Case in point, a male dog, possibly a Pit Bull mix named Huck lost his home when his own family became homeless. They were heartbroken to have to give him up to the Douglas County, Georgia Animal Control. Huck was a sweet affectionate dog who got along well with cats and loved children. A wonderful family pet for any person willing to take him in.
Many people, saddened by his story offered to foster him. Also, a rescue group made arrangements to pick him up on a designated date. But poor Huck never got a second chance at life. Before the rescue could get him, Douglas County Animal Control killed Huck.
There is no clear cut reason as to why they killed a perfectly good dog that had a rescue on the way to pick him up. Was it miscommunication? Or was it just impatience? No matter what the excuse there is no excuse. A beatiful dog is dead, never to have another chance at a happy life here on this earth.
Unfortunately, this is not an isolated incident. Last year there was an uproar in Orange County, Florida when a dog who was set to be rescued was also killed "by accident." Unfortunately, death by accident cannot bring anyone back to life. In Rowan County, a puppy was gassed to death when he to had a rescue on the way. The poor pup had a hard enough life and was emaciated when he was brought in. He too lost his second chance at life and was gassed by the very people that should have been looking out for his well being.
It needs to stop. How long are citizens of this country going to put up with this behavior from people who work in shelters who are paid with our tax money?
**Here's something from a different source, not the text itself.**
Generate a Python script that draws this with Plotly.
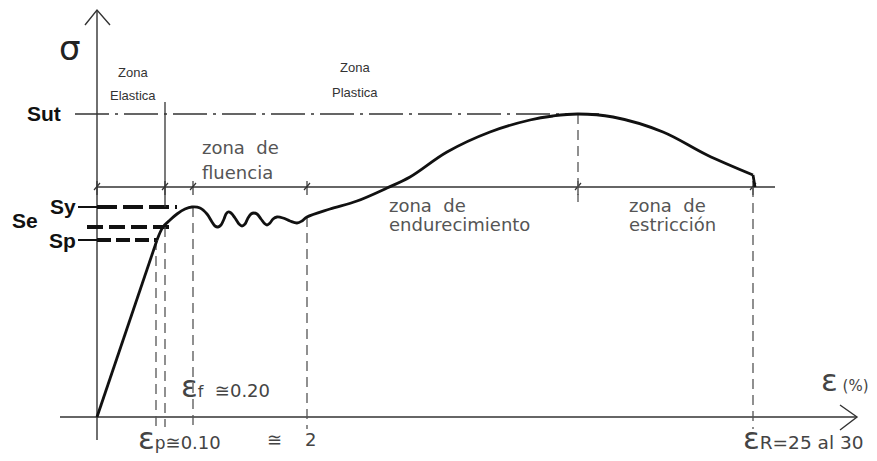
import plotly.graph_objects as go

# ---------------- data (schematic strain / stress units) ----------------
# elastic branch
elastic_strain = [0, 60]
elastic_stress = [0, 177]

# plastic branch (yield plateau with oscillations, hardening, necking)
plastic_strain = [60, 66, 73, 80, 88, 95, 103, 110, 115, 118, 121, 124, 127, 129, 131,
                  134, 138, 142, 145, 148, 151, 154, 157, 160, 164, 167, 170, 173, 176,
                  180, 186, 193, 200, 205, 210, 233, 260, 290, 313, 350, 393, 433, 456,
                  481, 516, 566, 610, 656]
plastic_stress = [177, 190, 197, 203, 208, 210, 209, 203, 195, 191, 190, 192, 198, 203, 205,
                  204, 199, 193, 191, 193, 199, 203, 204, 203, 198, 194, 192, 194, 198,
                  200, 199, 196, 194, 196, 200, 208, 216, 229, 240, 265, 285, 297, 301,
                  303, 300, 285, 262, 242]
# final rupture drop
rupture_strain = [656, 658]
rupture_stress = [242, 230]

# reference stress levels
S_ut = 303
S_y = 210
S_e = 190
S_p = 177
zone_level = 230

# characteristic strains
eps_p = 59
eps_e = 68
eps_f = 96
eps_2 = 210
eps_u = 481
eps_R = 656
zone_bounds = [0, eps_e, eps_f, eps_2, eps_u, eps_R]

# axis extents
x_axis_min, x_axis_max = -37, 760
y_axis_min, y_axis_max = -23, 407

BLACK = "#111111"
GRAY = "#555555"
TECH = "DejaVu Sans"

fig = go.Figure()


def seg(xs, ys, width=1.5, color=BLACK, dash="solid", shape="linear"):
    fig.add_trace(go.Scatter(x=xs, y=ys, mode="lines",
                             line=dict(color=color, width=width, dash=dash, shape=shape),
                             hoverinfo="skip", showlegend=False))


# axes with arrows
seg([x_axis_min, x_axis_max], [0, 0], 1.6, "#333333")
seg([x_axis_max - 17, x_axis_max, x_axis_max - 17], [12, 0, -13], 1.4, "#333333")
seg([0, 0], [y_axis_min, y_axis_max], 1.4, "#333333")
seg([-12, 0, 13], [y_axis_max - 15, y_axis_max, y_axis_max - 15], 1.4, "#333333")

# zone line with ticks
seg([0, 678], [zone_level, zone_level], 1.4, "#333333")
for zb in zone_bounds:
    seg([zb, zb], [zone_level - 8, zone_level + 6], 1.2, "#333333")
    seg([zb - 3, zb + 3], [zone_level - 3, zone_level + 4], 1.2, "#333333")

# Sut dash-dot
seg([-22, 503], [S_ut, S_ut], 1.3, "#333333", "34px,6px,3px,6px")

# Sy, Se, Sp dashed references
seg([-19, 0], [S_y, S_y], 2, BLACK)
seg([0, 80], [S_y, S_y], 4, BLACK, "20px,6px")
seg([-10, 78], [S_e, S_e], 4, BLACK, "16px,6px")
seg([-19, 0], [S_p, S_p], 2, BLACK)
seg([0, 60], [S_p, S_p], 4, BLACK, "14px,5px")

# vertical markers
seg([eps_e, eps_e], [S_y, 315], 1.3, "#333333")
seg([eps_p, eps_p], [S_p, -10], 1.3, "#555555", "10px,6px")
seg([eps_e, eps_e], [S_e, -10], 1.3, "#555555", "10px,6px")
seg([eps_f, eps_f], [S_y, -10], 1.3, "#555555", "10px,6px")
seg([eps_2, eps_2], [200, -12], 1.3, "#555555", "10px,6px")
seg([eps_u, eps_u], [S_ut, 215], 1.3, "#555555", "10px,6px")
seg([eps_R, eps_R], [zone_level, -12], 1.3, "#555555", "10px,6px")

# stress-strain curve
seg(elastic_strain, elastic_stress, 2.8, BLACK)
seg(plastic_strain, plastic_stress, 2.8, BLACK, shape="spline")
seg(rupture_strain, rupture_stress, 2.8, BLACK)

ann = []


def txt(x, y, t, size=17, color=GRAY, xanchor="left", family=TECH):
    ann.append(dict(x=x, y=y, xref="x", yref="y", text=t, showarrow=False,
                    xanchor=xanchor, yanchor="middle",
                    font=dict(size=size, color=color, family=family)))


txt(-27, 369, "σ", 34, "#222222", "center", "DejaVu Sans")
txt(-34, 304, "<b>Sut</b>", 21, BLACK, "right", "Liberation Sans")
txt(-19, 211, "<b>Sy</b>", 21, BLACK, "right", "Liberation Sans")
txt(-72, 197, "<b>Se</b>", 21, BLACK, "center", "Liberation Sans")
txt(-19, 177, "<b>Sp</b>", 21, BLACK, "right", "Liberation Sans")

txt(36, 345, "Zona", 13, "#333333", "center", "Liberation Sans")
txt(36, 322, "Elastica", 13, "#333333", "center", "Liberation Sans")
txt(258, 350, "Zona", 13, "#333333", "center", "Liberation Sans")
txt(258, 325, "Plastica", 13, "#333333", "center", "Liberation Sans")

txt(103, 270, "zona  de", 18, GRAY)
txt(103, 245, "fluencia", 18, GRAY)
txt(290, 212, "zona  de", 18, GRAY)
txt(290, 193, "endurecimiento", 18, GRAY)
txt(530, 212, "zona  de", 18, GRAY)
txt(530, 193, "estricción", 18, GRAY)

eps_big = '<span style="font-size:31px">ε</span>'
txt(82, 31, eps_big + '<span style="font-size:16px">f</span>  ≅0.20', 18, "#444444")
txt(39, -21, eps_big + '<span style="font-size:17px">p</span>≅0.10', 18, "#444444")
txt(168, -22, "≅    2", 18, "#444444")
txt(644, -21, eps_big + 'R=25 al 30', 18.5, "#444444")
txt(722, 37, eps_big + '<span style="font-size:15px"> (%)</span>', 15, "#444444")

# the page body has an 8 px margin: figure is sized to fit the window exactly
fig.update_layout(
    width=869, height=453,
    margin=dict(l=0, r=0, t=0, b=0),
    paper_bgcolor="white", plot_bgcolor="white",
    xaxis=dict(range=[-89, 780], visible=False, fixedrange=True),
    yaxis=dict(range=[-44, 409], visible=False, fixedrange=True),
    annotations=ann,
    showlegend=False,
)

fig.write_html("out.html")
Take a stand for dogs like Huck. Visit your local animal control shelters and find out how they work, how many pets are adopted out successfully and how many are killed each year. Ask questions, get involved and make your voices heard. Huck, like all dogs and cats cannot speak for themselves, cannot call for help.
You are their voice.
" If we not do something to help these creatures, we make a mockery of the whole concept of justice."